Получив возможность поступить на службу, Княжнин в 1777 г. подал прошение о зачислении его в Контору строений домов и садов переводчиком, которое было удовлетворено. Уже через несколько месяцев он стал исполнять обязанности секретаря при директоре конторы И. И. Бецком, в ведение которого входили также Академия художеств, Воспитательные дома в Петербурге и Москве, Смольный институт, Сухопутный
шляхетный корпус и т. д. Княжнин надолго (вплоть до своей смерти) стал его правой рукой, и по мере того, как Бецкой терял зрение, все больше входил в управление вверенных Бецкому учреждений. Исследователи приписывают Княжнину некоторые документы, которые Бецкой оглашал от своего имени. Так, например, «Предложение совету Академии художеств» Бецкого от 2 мая 1783 г., с точки зрения С. П. Яремича, написано Княжниным: «В каждой строке “предложения” чувствуется вольнодумный автор “Вадима”, ненавидевший всем своим существом самодержавие и не скрывавший отрицательного отношения к рабским навыкам и чинопочитанию. В данном случае Княжнин, дав волю своему чувству, использовал Бецкого как ширму»[21]. Кроме того, Княжнин выполнял частные поручения Бецкого и даже членов его семьи. Так, в письмах к обер-директору Московского воспитательного дома Г. Г. Гогелю[22] Княжнин неоднократно обращается от имени побочной дочери Бецкого с просьбами выслать перчатки или чулки определенного размера, фасона и цвета, изготовленные в мастерских Воспитательного дома.

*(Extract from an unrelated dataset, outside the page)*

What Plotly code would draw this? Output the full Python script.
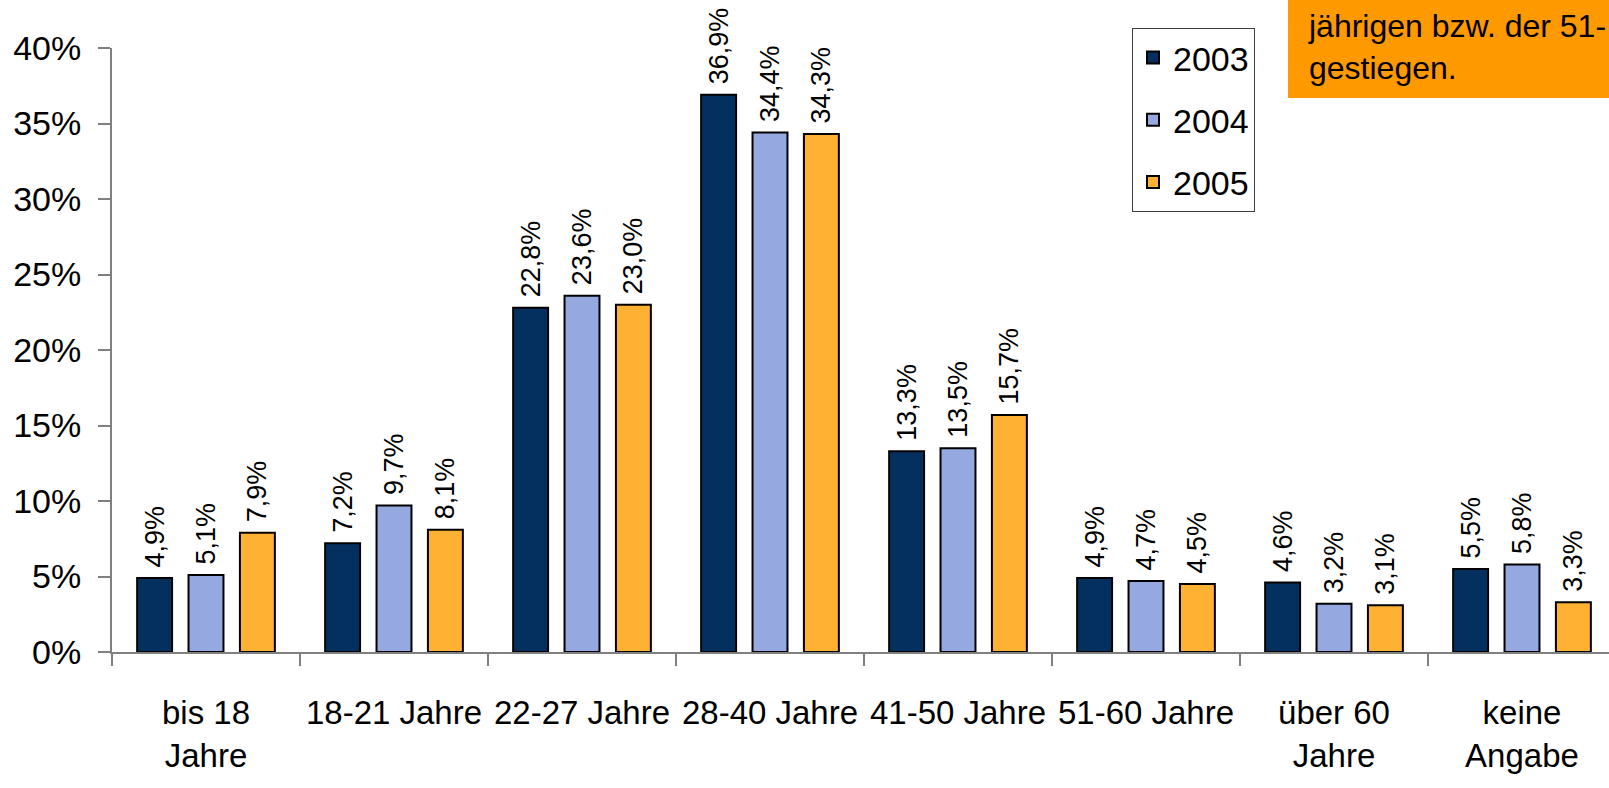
import plotly.graph_objects as go

categories = ["bis 18<br>Jahre", "18-21 Jahre", "22-27 Jahre", "28-40 Jahre",
              "41-50 Jahre", "51-60 Jahre", "über 60<br>Jahre", "keine<br>Angabe"]
years = ["2003", "2004", "2005"]
v2003 = [4.9, 7.2, 22.8, 36.9, 13.3, 4.9, 4.6, 5.5]
v2004 = [5.1, 9.7, 23.6, 34.4, 13.5, 4.7, 3.2, 5.8]
v2005 = [7.9, 8.1, 23.0, 34.3, 15.7, 4.5, 3.1, 3.3]
colors = ["#03305E", "#95A8E0", "#FFB133"]
box_lines = ["jährigen bzw. der 51- bis 60-", "gestiegen."]

FONT = "Liberation Sans, Arial, sans-serif"
W, H = 1620, 788
L, R, T, B = 112, 4, 48, 136
PW, PH = W - L - R, H - T - B

def fmt(v):
    return "\u00a0" + f"{v:.1f}%".replace(".", ",")

fig = go.Figure()
for name, vals, col in zip(years, [v2003, v2004, v2005], colors):
    fig.add_trace(go.Bar(
        name=name, x=categories, y=vals, legendgroup=name,
        marker=dict(color=col, line=dict(color="black", width=2)),
        text=[fmt(v) for v in vals], textposition="outside", textangle=-90,
        textfont=dict(family=FONT, size=27, color="black"),
        cliponaxis=False, constraintext="none",
    ))

fig.update_layout(
    width=W, height=H,
    margin=dict(l=L, r=R, t=T, b=B, autoexpand=False),
    paper_bgcolor="white", plot_bgcolor="white",
    barmode="group", bargap=0.18, bargroupgap=0.32,
    font=dict(family=FONT, color="black"),
    legend=dict(
        x=1132/W, y=1-28/H, xref="container", yref="container",
        xanchor="left", yanchor="top",
        bordercolor="#404040", borderwidth=1, bgcolor="white",
        font=dict(family=FONT, size=34, color="black"),
        tracegroupgap=15, itemwidth=30,
    ),
    showlegend=True,
)
fig.update_xaxes(
    type="category", range=[-0.5, 7.5],
    showline=True, linecolor="#808080", linewidth=2,
    ticks="outside", ticklen=12, tickcolor="#808080", tickwidth=2,
    tickson="boundaries", showgrid=False, tickangle=0,
    tickfont=dict(family=FONT, size=33, color="black"),
    ticklabelstandoff=30,
)
fig.update_yaxes(
    range=[0, 40], dtick=5, ticksuffix="%",
    showline=True, linecolor="#808080", linewidth=2,
    ticks="outside", ticklen=12, tickcolor="#808080", tickwidth=2,
    showgrid=False, zeroline=False,
    tickfont=dict(family=FONT, size=34, color="black"),
    ticklabelstandoff=10,
)

# orange note box (cut off at the top/right like the reference)
fig.add_shape(type="rect", xref="paper", yref="paper",
              x0=(1288-L)/PW, x1=1.05, y0=(H-B-98)/PH, y1=1.2,
              fillcolor="#FF9900", line=dict(width=0), layer="above")
fig.add_annotation(xref="paper", yref="paper",
                   x=(1306-L)/PW, y=(H-B-6)/PH, xanchor="left", yanchor="top",
                   text="<br>".join(box_lines), showarrow=False, align="left",
                   font=dict(family=FONT, size=32, color="black"))

fig.write_html(
    "out.html",
    config={"displayModeBar": False},
    post_script="document.body.style.margin='0';"
                "document.body.style.overflow='hidden';"
                "document.documentElement.style.overflow='hidden';",
)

Сложные отношения Княжнина с Бецким, который хоть и не всегда хорошо исполнял свою должность, но оставался доброжелателем и покровителем драматурга, заставили Княжнина отказаться от выгодного предложения главного статс-секретаря Екатерины II А. А. Безбородко перейти к нему в штат. Глинка пишет, что в качестве поощрения Бецкой организовал на именины Княжнина его выступление перед выпускниками Академии художеств с «Речью о пользе воспитания и художеств», а также со стихотворным обращением: «Послание к российским питомцам свободных художеств». В послании указывается на необходимость образования для творческих людей:
Без просвещения напрасно все старанье,
Скульптура — кукольство, а живопись — маранье.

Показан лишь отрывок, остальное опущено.